Irish industry has often been characterised as having a dual structure, with successful bright new industries sitting alongside struggling indigenous ones. But now the break down is more complex.

Many indigenous companies have broken into new products and market areas in recent years, while among the industries facing difficulties have been the longer established multinational companies in sectors such as electronics, engineering and consumer products.

These are the companies most exposed to lower cost producers and to decisions by company headquarters to rationalise in cheaper locations or closer to major markets.

Some of these plants are going to close, no matter what. The long term view of Government may well be that Ireland's future lies in attempting to be a high tech, high skill, high wage economy. But that does not mean that policy should ignore the lower wage producers who still provide thousands of jobs.

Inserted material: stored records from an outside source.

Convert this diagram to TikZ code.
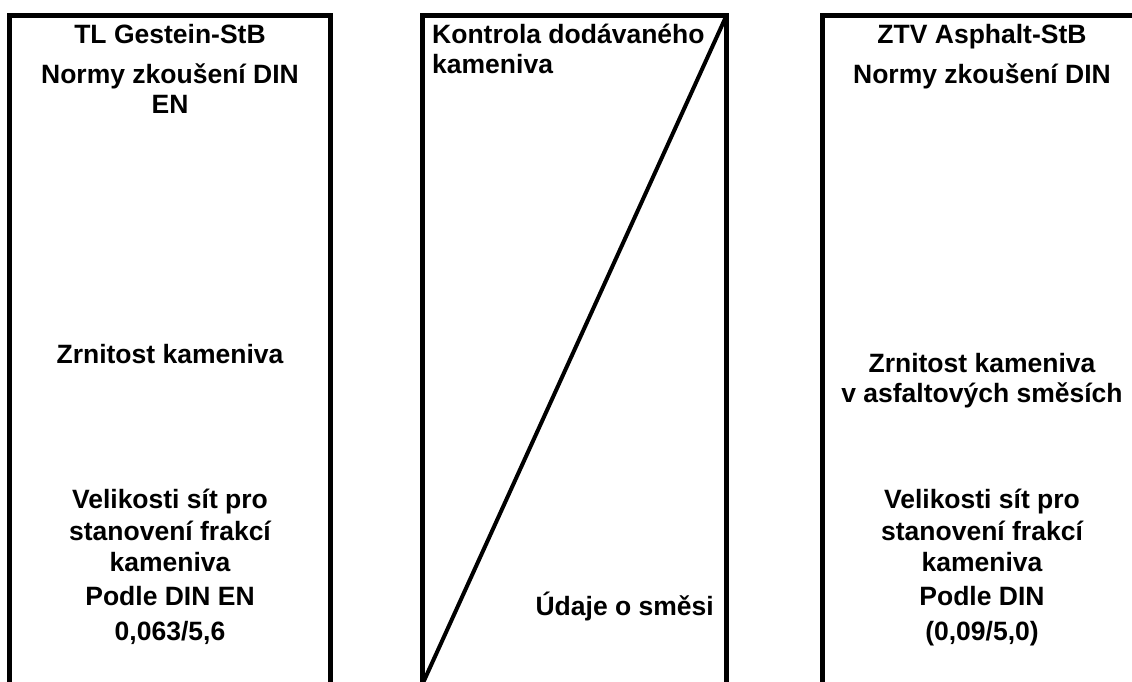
\documentclass[tikz,border=0pt]{standalone}
\usepackage{fontspec}
\setmainfont{Liberation Sans}
\begin{document}
\begin{tikzpicture}[x=1pt,y=-1pt,
  frame/.style={line width=5pt,line join=miter,black},
  txt/.style={font=\fontsize{26.5}{31}\bfseries\selectfont,inner sep=0pt,anchor=base},
  txtl/.style={txt,anchor=base west},
  txtr/.style={txt,anchor=base east}]
\useasboundingbox (0,0) rectangle (1132,682);
\clip (0,0) rectangle (1132,682);
% frames (open at the bottom)
\coordinate (Lbl) at (9.5,700);
\coordinate (Ltl) at (9.5,15.5);
\coordinate (Ltr) at (330.5,15.5);
\coordinate (Lbr) at (330.5,700);
\draw[frame] (Lbl) -- (Ltl) -- (Ltr) -- (Lbr);
\coordinate (Mbl) at (422.5,700);
\coordinate (Mtl) at (422.5,15.5);
\coordinate (Mtr) at (726.5,15.5);
\coordinate (Mbr) at (726.5,700);
\coordinate (Mdiag) at (422.5,684);
\draw[frame] (Mbl) -- (Mtl) -- (Mtr) -- (Mbr);
\draw[frame,line width=4pt] (Mtr) -- (Mdiag);
\coordinate (Rbl) at (822.5,700);
\coordinate (Rtl) at (822.5,15.5);
\coordinate (Rtr) at (1150,15.5);
\draw[frame] (Rbl) -- (Rtl) -- (Rtr);
% left column
\node[txt] (l1) at (170,44) {TL Gestein-StB};
\node[txt] (l2) at (170,84) {Normy zkoušení DIN};
\node[txt] (l3) at (170,114) {EN};
\node[txt] (l4) at (170,363) {Zrnitost kameniva};
\node[txt] (l5) at (170,508) {Velikosti sít pro};
\node[txt] (l6) at (170,540) {stanovení frakcí};
\node[txt] (l7) at (170,571) {kameniva};
\node[txt] (l8) at (170,605) {Podle DIN EN};
\node[txt] (l9) at (170,640) {0,063/5,6};
% middle column
\node[txtl] (m1) at (432,44) {Kontrola dodávaného};
\node[txtl] (m2) at (432,74) {kameniva};
\node[txtr] (m3) at (714,615) {Údaje o směsi};
% right column
\node[txt] (r1) at (982,44) {ZTV Asphalt-StB};
\node[txt] (r2) at (982,84) {Normy zkoušení DIN};
\node[txt] (r3) at (982,372) {Zrnitost kameniva};
\node[txt] (r4) at (982,402) {v asfaltových směsích};
\node[txt] (r5) at (982,508) {Velikosti sít pro};
\node[txt] (r6) at (982,540) {stanovení frakcí};
\node[txt] (r7) at (982,571) {kameniva};
\node[txt] (r8) at (982,605) {Podle DIN};
\node[txt] (r9) at (982,640) {(0,09/5,0)};
\end{tikzpicture}
\end{document}
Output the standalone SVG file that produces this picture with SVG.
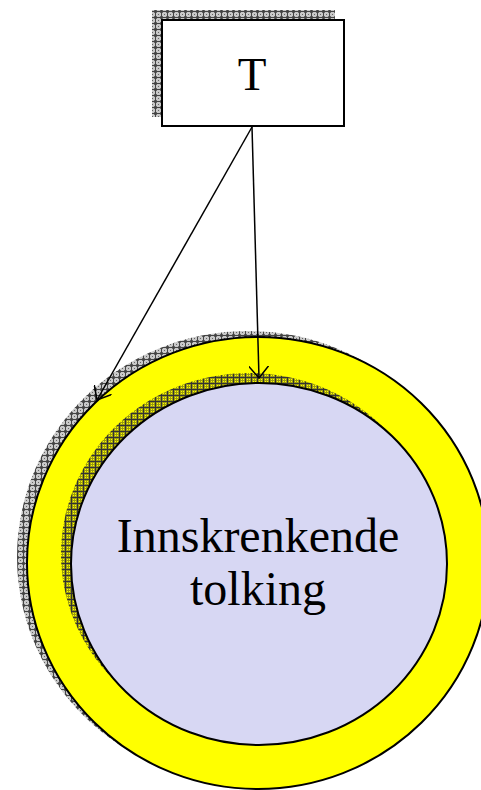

A sizeable reduction in employers' PRSI is one of the ways to help such companies, which typically have proportionately higher wage costs than average firms. However, this may not be a priority for a Government keen to woo the voters in the next Budget.

The recent Forfas policy report also recommended a major effort to help firms in low growth sectors to upgrade their skills and production and target themselves towards more promising markets.

If EMU goes ahead on schedule and Ireland enters, then the shake out of lower tech industry may well accelerate, as many would be exposed in a period of sterling weakness. All the more reason now, then, to look at measures such as lower employers' PRSI which could assist these companies.

It is all very well to aim to promote the industries of tomorrow, but policy makers must also try to hold on to jobs in other sectors for as long as possible.